In the case of LCS, the company was awarded a tax credit for a project it did for American Graphics, a printing house that prints the logos of such companies as Home Depot and Wal-Mart.
The company had just won a contract to print daily papers, and its current press wasn’t big enough to handle the increased volume. LCS was hired to help the company expand its existing motter printing press – a task that was made difficult by the fact that the printing press was from the 1970s, and didn’t match today’s printing press technology.
The older press used a common line shaft, while current technology uses a shaftless drive. LCS needed to find a way to create a control and drive system that would electrically synch to the existing press, with no mechanical connection.
“It took the better part of a year to get it up and running,” Copland says. “There was a lot of trial and error involved, a lot of technical uncertainty and a lot of testing.”
Copland wasn’t aware that this type of project would be considered innovation under the SR&ED program because the units weren’t new and they were made by other companies. The work was also being done for a U.S. customer – another grey area that LCS wasn’t certain about.
Horne cleared up all of the uncertainty by explaining that improving an existing process required just as much R&D as creating a new one from scratch. In addition, the SR&ED program applied to Canadian companies manufacturing products in Canada. After they were manufactured, they could be sent anywhere.
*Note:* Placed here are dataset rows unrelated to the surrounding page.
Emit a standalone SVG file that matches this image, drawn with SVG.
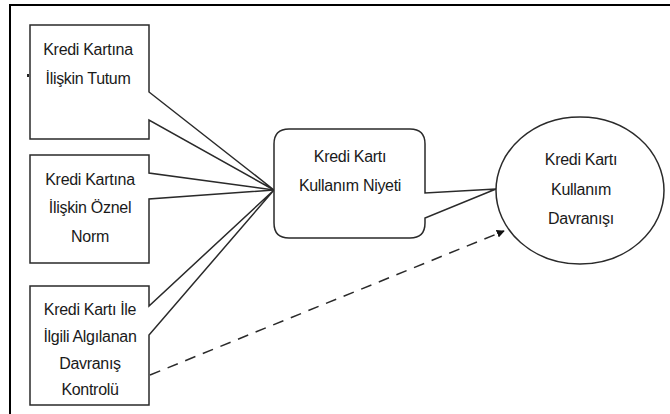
<svg xmlns="http://www.w3.org/2000/svg" width="670" height="414" viewBox="0 0 670 414">
  <defs>
    <style>
      .shape { fill: #ffffff; stroke: #2a2a2a; stroke-width: 1.5; stroke-linejoin: miter; }
      .lbl { font-family: "Liberation Sans", Arial, sans-serif; font-size: 16px; letter-spacing: -0.3px; fill: #1a1a1a; text-anchor: middle; }
      .frame { fill: none; stroke: #000000; stroke-width: 2; }
      .dash { fill: none; stroke: #2a2a2a; stroke-width: 1.5; stroke-dasharray: 11 8; }
    </style>
    <marker id="arrow" viewBox="0 0 10 10" refX="9" refY="5" markerWidth="8" markerHeight="8" markerUnits="userSpaceOnUse" orient="auto">
      <path d="M0,0 L10,5 L0,10 Z" fill="#111111"/>
    </marker>
  </defs>
  <rect x="0" y="0" width="670" height="414" fill="#ffffff"/>
  <path class="frame" d="M10,414 V5 H670"/>
  <rect x="27" y="74" width="2" height="3" fill="#222"/>

  <g id="connectors">
    <path class="dash" d="M150,375 L504,231" marker-end="url(#arrow)"/>
  </g>

  <g id="node-tutum">
    <path class="shape" d="M30,25 H149 V92 L274,190 L149,120 V139 H30 Z"/>
    <text class="lbl" x="88" y="55">Kredi Kartına</text>
    <text class="lbl" x="88" y="84">İlişkin Tutum</text>
  </g>

  <g id="node-norm">
    <path class="shape" d="M30,155 H149 V173 L274,190 L149,199 V263 H30 Z"/>
    <text class="lbl" x="90" y="185">Kredi Kartına</text>
    <text class="lbl" x="90" y="213">İlişkin Öznel</text>
    <text class="lbl" x="90" y="242">Norm</text>
  </g>

  <g id="node-kontrol">
    <path class="shape" d="M30,286 H149 V306 L274,190 L149,335 V405 H30 Z"/>
    <text class="lbl" x="90" y="315">Kredi Kartı İle</text>
    <text class="lbl" x="90" y="342">İlgili Algılanan</text>
    <text class="lbl" x="90" y="369">Davranış</text>
    <text class="lbl" x="90" y="395">Kontrolü</text>
  </g>

  <g id="node-niyet">
    <path class="shape" d="M289,129 H410 Q425,129 425,144 V193 L496,189 L425,218 V223 Q425,238 410,238 H289 Q274,238 274,223 V144 Q274,129 289,129 Z"/>
    <text class="lbl" x="350" y="162">Kredi Kartı</text>
    <text class="lbl" x="350" y="191">Kullanım Niyeti</text>
  </g>

  <g id="node-davranis">
    <ellipse class="shape" cx="580" cy="190.5" rx="84" ry="73.5"/>
    <text class="lbl" x="581" y="165">Kredi Kartı</text>
    <text class="lbl" x="581" y="195">Kullanım</text>
    <text class="lbl" x="581" y="224">Davranışı</text>
  </g>
</svg>
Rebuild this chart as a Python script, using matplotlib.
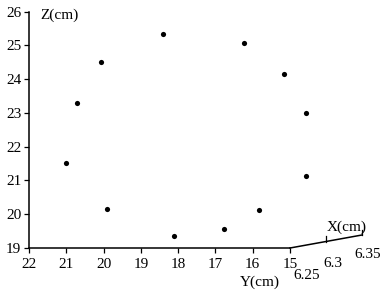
import matplotlib
matplotlib.use("Agg")
import matplotlib.pyplot as plt

# Projected point positions (Y and Z in cm)
point_y = [21.01, 20.71, 20.07, 18.41, 16.24, 15.16, 14.57, 14.57, 15.83, 16.77, 18.11, 19.91]
point_z = [21.51, 23.31, 24.50, 25.33, 25.06, 24.14, 22.99, 21.12, 20.12, 19.55, 19.35, 20.15]

y_ticks = [22, 21, 20, 19, 18, 17, 16, 15]
z_ticks = [19, 20, 21, 22, 23, 24, 25, 26]
x_ticks = [6.25, 6.3, 6.35]
x_tick_labels = ["6.25", "6.3", "6.35"]

plt.rcParams['font.family'] = ['Liberation Serif', 'DejaVu Serif']
FS = 11

W, H = 383, 292
fig = plt.figure(figsize=(W / 100, H / 100), dpi=100)
left_px, right_px = 29, 290
bot_px, top_px = 248, 11.7
ax = fig.add_axes([left_px / W, 1 - bot_px / H, (right_px - left_px) / W, (bot_px - top_px) / H])

ax.set_xlim(22, 15)
ax.set_ylim(19, 26)
ax.set_xticks(y_ticks)
ax.set_yticks(z_ticks)
ax.set_xticklabels([str(t) for t in y_ticks], fontsize=FS)
ax.set_yticklabels([str(t) for t in z_ticks], fontsize=FS)
ax.tick_params(axis='both', direction='out', length=3.5, width=0.9, color='black')
ax.tick_params(axis='x', pad=4)
ax.tick_params(axis='y', pad=2)
for s in ['top', 'right']:
    ax.spines[s].set_visible(False)
for s in ['left', 'bottom']:
    ax.spines[s].set_linewidth(1.1)

ax.scatter(point_y, point_z, s=14, color='black', clip_on=False, zorder=3, linewidths=0)

# Oblique X axis (projected): per unit X -> change in (Y, Z)
dY, dZ = -19.3, 3.85
def proj(x):
    return 15 + dY * (x - x_ticks[0]), 19 + dZ * (x - x_ticks[0])

label_offsets = [(12, -20), (5, -16), (4, -14)]
p0 = proj(x_ticks[0]); p1 = proj(x_ticks[-1])
ax.plot([p0[0], p1[0]], [p0[1], p1[1]], color='black', lw=1.1, clip_on=False)
for xv, lab, off in zip(x_ticks, x_tick_labels, label_offsets):
    py, pz = proj(xv)
    if xv != x_ticks[0]:
        ax.plot([py, py], [pz, pz + 0.15], color='black', lw=0.9, clip_on=False)
    ax.annotate(lab, (py, pz), xytext=off, textcoords='offset points',
                ha='center', va='center', fontsize=FS, annotation_clip=False)

ax.text(0.045, 0.985, "Z(cm)", transform=ax.transAxes, fontsize=FS, ha='left', va='center')
fig.text(260 / W, 1 - 282 / H, "Y(cm)", fontsize=FS, ha='center', va='center')
fig.text(347 / W, 1 - 227 / H, "X(cm)", fontsize=FS, ha='center', va='center')

fig.savefig("out.png", dpi=100)
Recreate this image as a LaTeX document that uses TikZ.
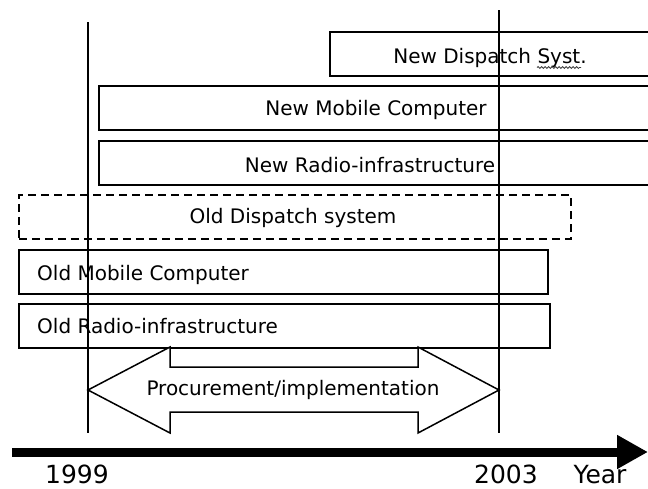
\documentclass[tikz,border=0pt]{standalone}
\usepackage{fontspec}
\setmainfont{DejaVu Sans}
\usetikzlibrary{arrows.meta,decorations.pathmorphing}
\begin{document}
\begin{tikzpicture}[x=1pt,y=-1pt,
  bar/.style={draw=black,line width=1.8pt,fill=white,inner sep=0pt,anchor=north west,minimum height=44pt},
  dashbar/.style={bar,dash pattern=on 8pt off 5pt},
  lbl/.style={inner sep=0pt,anchor=base,font=\fontsize{20}{24}\selectfont},
  yr/.style={inner sep=0pt,anchor=base,font=\fontsize{25}{30}\selectfont},
  vline/.style={line width=1.5pt},
  big/.style={draw=black,line width=1.5pt,fill=white,line join=miter}]
\clip (0,0) rectangle (648,488);
\useasboundingbox (0,0) rectangle (648,488);
% bars
\node[bar,minimum width=325pt] (nd) at (329,31) {};
\node[bar,minimum width=560pt] (nm) at (98,85) {};
\node[bar,minimum width=560pt] (nr) at (98,140) {};
\node[dashbar,minimum width=552pt] (od) at (18,194) {};
\node[bar,minimum width=529pt] (om) at (18,249) {};
\node[bar,minimum width=531pt] (or) at (18,303) {};
% labels
\node[lbl] (ndt) at (490,63) {New Dispatch Syst.};
\node[lbl] (nmt) at (376,115) {New Mobile Computer};
\node[lbl] (nrt) at (370,172) {New Radio-infrastructure};
\node[lbl] (odt) at (293,223) {Old Dispatch system};
\node[lbl,anchor=base west] (omt) at (37,280) {Old Mobile Computer};
\node[lbl,anchor=base west] (ort) at (37,333) {Old Radio-infrastructure};
% spell-check squiggle
\coordinate (sq1) at (537,67.5);
\coordinate (sq2) at (581,67.5);
\draw[gray!50!black,line width=0.8pt,decorate,decoration={snake,amplitude=1pt,segment length=3.5pt}] (sq1) -- (sq2);
% double arrow
\draw[big] (88,390) -- (170,347) -- (170,367) -- (418,367) -- (418,347) -- (499,390)
  -- (418,433) -- (418,412) -- (170,412) -- (170,433) -- cycle;
\node[lbl] (proc) at (293,395) {Procurement/implementation};
% axis
\coordinate (ax0) at (12,452);
\coordinate (ax1) at (648,452);
\draw[line width=9pt,-{Triangle[length=31pt,width=32pt]}] (ax0) -- (ax1);
\node[yr] (y1999) at (77,483) {1999};
\node[yr] (y2003) at (506,483) {2003};
\node[yr] (year) at (600,483) {Year};
% vertical year lines
\coordinate (v1t) at (88,22);
\coordinate (v1b) at (88,433);
\coordinate (v2t) at (499,10);
\coordinate (v2b) at (499,433);
\draw[vline] (v1t) -- (v1b);
\draw[vline] (v2t) -- (v2b);
\end{tikzpicture}
\end{document}
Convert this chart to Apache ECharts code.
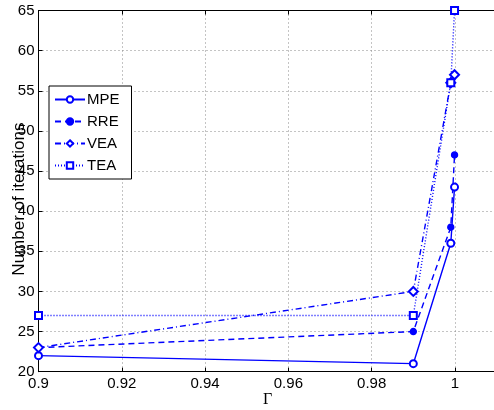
<!DOCTYPE html>
<html>
<head>
<meta charset="utf-8">
<script src="https://cdn.jsdelivr.net/npm/echarts@6/dist/echarts.min.js"></script>
<style>html,body{margin:0;padding:0;background:#fff}#c{width:494px;height:410px}</style>
</head>
<body>
<div id="c"></div>
<script>
const gamma = [0.9, 0.99, 0.999, 0.9999];
const seriesNames = ['MPE', 'RRE', 'VEA', 'TEA'];
const mpe = [22, 21, 36, 43];
const rre = [23, 25, 38, 47];
const vea = [23, 30, 56, 57];
const tea = [27, 27, 56, 65];
const xTicks = [0.9, 0.92, 0.94, 0.96, 0.98, 1];
const yTicks = [20, 25, 30, 35, 40, 45, 50, 55, 60, 65];

const pairs = arr => gamma.map((g, i) => [g, arr[i]]);
const blue = '#0000ff';
const font = 'Liberation Sans, Arial, Helvetica, sans-serif';

const chart = echarts.init(document.getElementById('c'), null, {renderer: 'canvas'});
const styles = {
  MPE: {symbol: 'emptyCircle', size: 7, type: 'solid'},
  RRE: {symbol: 'circle', size: 6, type: [6, 4]},
  VEA: {symbol: 'emptyDiamond', size: 9, type: [6, 3, 1, 3]},
  TEA: {symbol: 'emptyRect', size: 7, type: [1, 2]}
};
const dataMap = {MPE: mpe, RRE: rre, VEA: vea, TEA: tea};

chart.setOption({
  animation: false,
  grid: {left: 38.5, right: -2.6, top: 10.5, bottom: 38.3, containLabel: false, outerBoundsMode: 'none'},
  legend: {
    orient: 'vertical', left: 49, top: 86,
    data: seriesNames,
    itemWidth: 30, itemHeight: 8, itemGap: 7,
    padding: [6, 12, 6, 5],
    backgroundColor: '#fff', borderColor: '#000', borderWidth: 1,
    textStyle: {fontFamily: font, fontSize: 15, color: '#000', padding: [0, 0, 0, -3]}
  },
  xAxis: [{
    type: 'value', min: 0.9, max: 1.01, interval: 0.02,
    name: 'Γ', nameLocation: 'middle', nameGap: 20, nameMoveOverlap: false,
    nameTextStyle: {fontFamily: 'Liberation Serif, Times New Roman, serif', fontSize: 16, color: '#000'},
    axisLine: {lineStyle: {color: '#000', width: 1}},
    axisTick: {inside: true, length: 4, lineStyle: {color: '#000'}},
    axisLabel: {fontFamily: font, fontSize: 15, color: '#000', margin: 5, showMaxLabel: false,
      formatter: v => (xTicks.some(t => Math.abs(t - v) < 1e-6) ? String(+v.toFixed(2)) : '')},
    splitLine: {show: true, lineStyle: {color: '#888', type: [1, 3], width: 1}}
  }, {
    type: 'value', min: 0.9, max: 1.01, interval: 0.02, position: 'top',
    axisLine: {lineStyle: {color: '#000', width: 1}},
    axisTick: {inside: true, length: 4, lineStyle: {color: '#000'}},
    axisLabel: {show: false}, splitLine: {show: false}
  }],
  yAxis: [{
    type: 'value', min: 20, max: 65, interval: 5,
    name: 'Number of iterations', nameLocation: 'middle', nameGap: 11, nameMoveOverlap: false,
    nameTextStyle: {fontFamily: font, fontSize: 17, color: '#000', padding: [0, 16, 0, 0]},
    axisLine: {lineStyle: {color: '#000', width: 1}},
    axisTick: {inside: true, length: 4, lineStyle: {color: '#000'}},
    axisLabel: {fontFamily: font, fontSize: 15, color: '#000', margin: 4,
      formatter: v => (yTicks.includes(v) ? String(v) : '')},
    splitLine: {show: true, lineStyle: {color: '#888', type: [1, 3], width: 1}}
  }],
  series: seriesNames.map(n => ({
    name: n, type: 'line', xAxisIndex: 0, yAxisIndex: 0,
    data: pairs(dataMap[n]),
    symbol: styles[n].symbol, symbolSize: styles[n].size,
    showAllSymbol: true,
    color: blue,
    lineStyle: {color: blue, width: 1.4, type: styles[n].type},
    itemStyle: {color: blue, borderColor: blue, borderWidth: 1.4},
    z: 3
  }))
});
</script>
</body>
</html>
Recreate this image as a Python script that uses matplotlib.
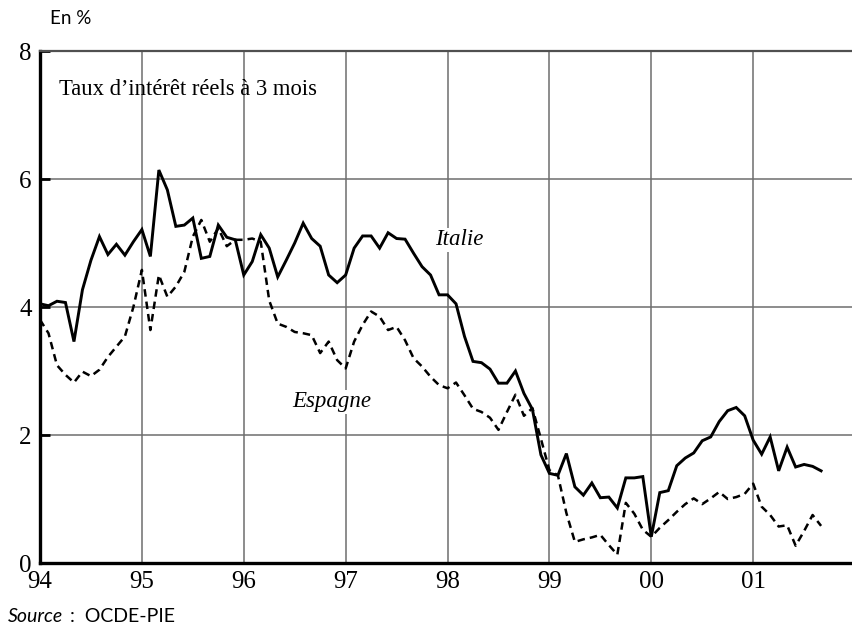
import matplotlib.pyplot as plt
import numpy as np

# monthly real 3-month interest rates, Jan 1994 .. Sep 2001 (in %)
start_year = 94
italie = [4.05, 4.02, 4.09, 4.07, 3.46, 4.27, 4.73, 5.10, 4.82, 4.98, 4.81, 5.02,
          5.21, 4.79, 6.14, 5.83, 5.26, 5.28, 5.39, 4.76, 4.79, 5.28, 5.09, 5.05,
          4.50, 4.71, 5.13, 4.92, 4.47, 4.73, 5.00, 5.31, 5.07, 4.95, 4.50, 4.38,
          4.50, 4.92, 5.11, 5.11, 4.92, 5.16, 5.07, 5.06, 4.84, 4.63, 4.50, 4.19,
          4.19, 4.05, 3.54, 3.15, 3.13, 3.03, 2.81, 2.81, 3.00, 2.65, 2.40, 1.69,
          1.40, 1.37, 1.71, 1.19, 1.06, 1.25, 1.02, 1.03, 0.86, 1.33, 1.33, 1.35,
          0.41, 1.10, 1.13, 1.52, 1.64, 1.72, 1.91, 1.97, 2.21, 2.38, 2.43, 2.30,
          1.92, 1.70, 1.97, 1.44, 1.81, 1.50, 1.54, 1.51, 1.44]
espagne = [3.80, 3.59, 3.09, 2.94, 2.82, 2.99, 2.92, 3.02, 3.22, 3.38, 3.54, 4.00,
           4.58, 3.64, 4.50, 4.16, 4.32, 4.55, 5.10, 5.36, 5.02, 5.23, 4.95, 5.05,
           5.05, 5.07, 5.02, 4.10, 3.74, 3.69, 3.61, 3.59, 3.56, 3.28, 3.46, 3.17,
           3.04, 3.46, 3.72, 3.93, 3.85, 3.64, 3.69, 3.48, 3.20, 3.07, 2.91, 2.78,
           2.73, 2.82, 2.62, 2.41, 2.36, 2.27, 2.08, 2.36, 2.63, 2.30, 2.42, 1.94,
           1.45, 1.37, 0.78, 0.33, 0.37, 0.40, 0.44, 0.28, 0.13, 0.94, 0.77, 0.52,
           0.41, 0.55, 0.67, 0.80, 0.92, 1.01, 0.92, 1.01, 1.11, 1.00, 1.03, 1.08,
           1.24, 0.88, 0.75, 0.57, 0.59, 0.27, 0.50, 0.75, 0.58]
years = [94, 95, 96, 97, 98, 99, 100, 101]
year_labels = ["94", "95", "96", "97", "98", "99", "00", "01"]
y_ticks = [0, 2, 4, 6, 8]

x = start_year + np.arange(len(italie)) / 12.0

fig = plt.figure(figsize=(8.52, 6.32), dpi=100)
ax = fig.add_axes([40 / 852, 69 / 632, 812 / 852, 512 / 632])

ax.grid(True, color="#6e6e6e", linewidth=1.1)
ax.set_axisbelow(True)

ax.plot(x, italie, color="black", linewidth=2.1, solid_joinstyle="miter")
ax.plot(x, espagne, color="black", linewidth=1.8, linestyle=(0, (3, 2)))

ax.set_xlim(94, 101.97)
ax.set_ylim(0, 8)
ax.set_xticks(years)
ax.set_xticklabels(year_labels)
ax.set_yticks(y_ticks)

serif = "Liberation Serif"
for lab in ax.get_xticklabels() + ax.get_yticklabels():
    lab.set_family(serif)
    lab.set_fontsize(18)
ax.tick_params(axis="x", length=0, pad=6)
ax.tick_params(axis="y", direction="in", length=7, width=2, color="black", pad=6)

ax.spines["left"].set_linewidth(2.4)
ax.spines["bottom"].set_linewidth(2.4)
ax.spines["top"].set_color("#505050")
ax.spines["top"].set_linewidth(1.6)
ax.spines["right"].set_visible(False)

ax.text(0.024, 0.925, "Taux d\u2019intérêt réels à 3 mois", transform=ax.transAxes,
        family=serif, fontsize=16.3, va="center", ha="left")
ax.text(97.88, 5.05, "Italie", family=serif, style="italic", fontsize=16.5,
        ha="left", va="center", bbox=dict(facecolor="white", edgecolor="none", pad=1))
ax.text(96.48, 2.52, "Espagne", family=serif, style="italic", fontsize=16.5,
        ha="left", va="center", bbox=dict(facecolor="white", edgecolor="none", pad=1))

fig.text(50 / 852, 1 - 19 / 632, "En %", family="Lato", fontsize=13.5, va="center")
fig.text(8 / 852, 1 - 617 / 632, "Source", family="Lato", style="italic",
         fontsize=14, va="center")
fig.text(70 / 852, 1 - 617 / 632, ":  OCDE-PIE", family="Lato", fontsize=14, va="center")

fig.savefig("out.png", dpi=100)
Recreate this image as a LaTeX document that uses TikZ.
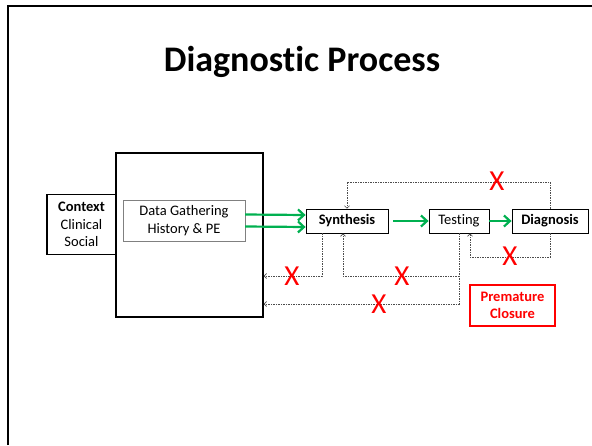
\documentclass[tikz,border=0pt]{standalone}
\usepackage{fontspec}
\setmainfont{Carlito}[RawFeature=-liga]
\usetikzlibrary{arrows.meta, positioning, calc}
\definecolor{pGreen}{RGB}{0,176,80}
\definecolor{pRed}{RGB}{255,0,0}

\begin{document}
\begin{tikzpicture}[
    x=1pt, y=-1pt,
    box/.style={draw, inner sep=0pt, align=center, font=\fontsize{14.5}{17.5}\selectfont},
    stage/.style={box, minimum height=24pt, line width=0.8pt},
    greenarr/.style={-{Straight Barb[length=6pt, width=11pt]}, line width=2.2pt, color=pGreen},
    dotline/.style={-{Straight Barb[length=2.5pt, width=5pt]}, line width=0.6pt, color=black!70,
        dash pattern=on 1.5pt off 1pt},
    cross/.style={inner sep=0pt, text=pRed, font=\fontsize{29}{31}\selectfont}
]
    \useasboundingbox (0,0) rectangle (592,445);

    % Rahmen und Titel
    \draw[line width=2pt] (7.5,445) -- (7.5,5.5) -- (592,5.5);
    \node[font=\fontsize{36}{40}\selectfont\bfseries] (title) at (302,62) {Diagnostic Process};

    % linke Seite
    \node[box, minimum width=147pt, minimum height=164pt, line width=1.4pt] (workup) at (189.5,235) {};
    \node[box, minimum width=69pt, minimum height=60pt, line width=1.6pt] (context) at (81.5,224.5)
        {\textbf{Context}\\Clinical\\Social};
    \node[box, draw=black!50, minimum width=122pt, minimum height=41pt] (gather) at (184,220.5)
        {Data Gathering\\History \& PE};

    % Stufen
    \node[stage, minimum width=82pt, font=\fontsize{14.5}{17.5}\selectfont\bfseries] (synth) at (347,221) {Synthesis};
    \node[stage, minimum width=60pt] (testing) at (459,221) {Testing};
    \node[stage, minimum width=76pt, font=\fontsize{14.5}{17.5}\selectfont\bfseries] (diag) at (550,221) {Diagnosis};
    \node[box, draw=pRed, text=pRed, line width=1.8pt, minimum width=85pt, minimum height=41pt,
        font=\fontsize{14.5}{17.5}\selectfont\bfseries] (closure) at (512.5,305.5) {Premature\\Closure};

    % Hauptfluss
    \draw[greenarr] ([yshift=6pt]gather.east) -- ([yshift=6pt]synth.west);
    \draw[greenarr] ([yshift=-6pt]gather.east) -- ([yshift=-6pt]synth.west);
    \draw[greenarr, shorten <=5pt] (synth) -- (testing);
    \draw[greenarr] (testing) -- (diag);

    % Rueckkopplungen (gepunktet)
    \coordinate (ytop) at (0,182);
    \coordinate (ydiag) at (0,257);
    \coordinate (yup) at (0,276);
    \coordinate (ylow) at (0,304);
    \coordinate (synthout) at ($(synth.south)+(-25,0)$);
    \coordinate (synthin) at ($(synth.south)+(-4,0)$);
    \coordinate (testin) at ($(testing.south)+(11,0)$);

    \draw[dotline] (diag.north) -- (diag.north |- ytop) -| (synth.north);
    \draw[dotline] (diag.south) -- (diag.south |- ydiag) -| (testin);
    \draw[dotline] (synthout) |- (workup.east |- yup);
    \draw[dotline] (testing.south) |- (workup.east |- ylow);
    \draw[dotline] (testing.south |- yup) -| (synthin);

    % Kreuze
    \node[cross] (xtop) at (497,181) {X};
    \node[cross] (xdiag) at (510,256) {X};
    \node[cross] (xsynth) at (292,276) {X};
    \node[cross] (xtest) at (402,276) {X};
    \node[cross] (xlow) at (379,304) {X};
\end{tikzpicture}
\end{document}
Horne spent a day and a half at the LCS plant, and two months afterwards exchanging e-mails and phone calls with Copland as he collected the necessary documentation.
“It was pretty straightforward once he got in,” Copland says. “It might cost you a day and a half, but the benefits are well worth it. I’m sure any company could use an extra $40,000 to $200,000.”
As it turned out, Copland ended up receiving 45 percent of what he spent on man hours, materials consumed and overhead costs such as heat and hydro. He currently has another claim in the works, and is approaching new projects with a completely fresh mindset.
“We look at new projects a different way now,” he says. “We think about whether it could qualify ahead of time, and then we think about how we’re going to execute it so it gets approved.”
Vanessa Chris is a freelance writer based in Toronto.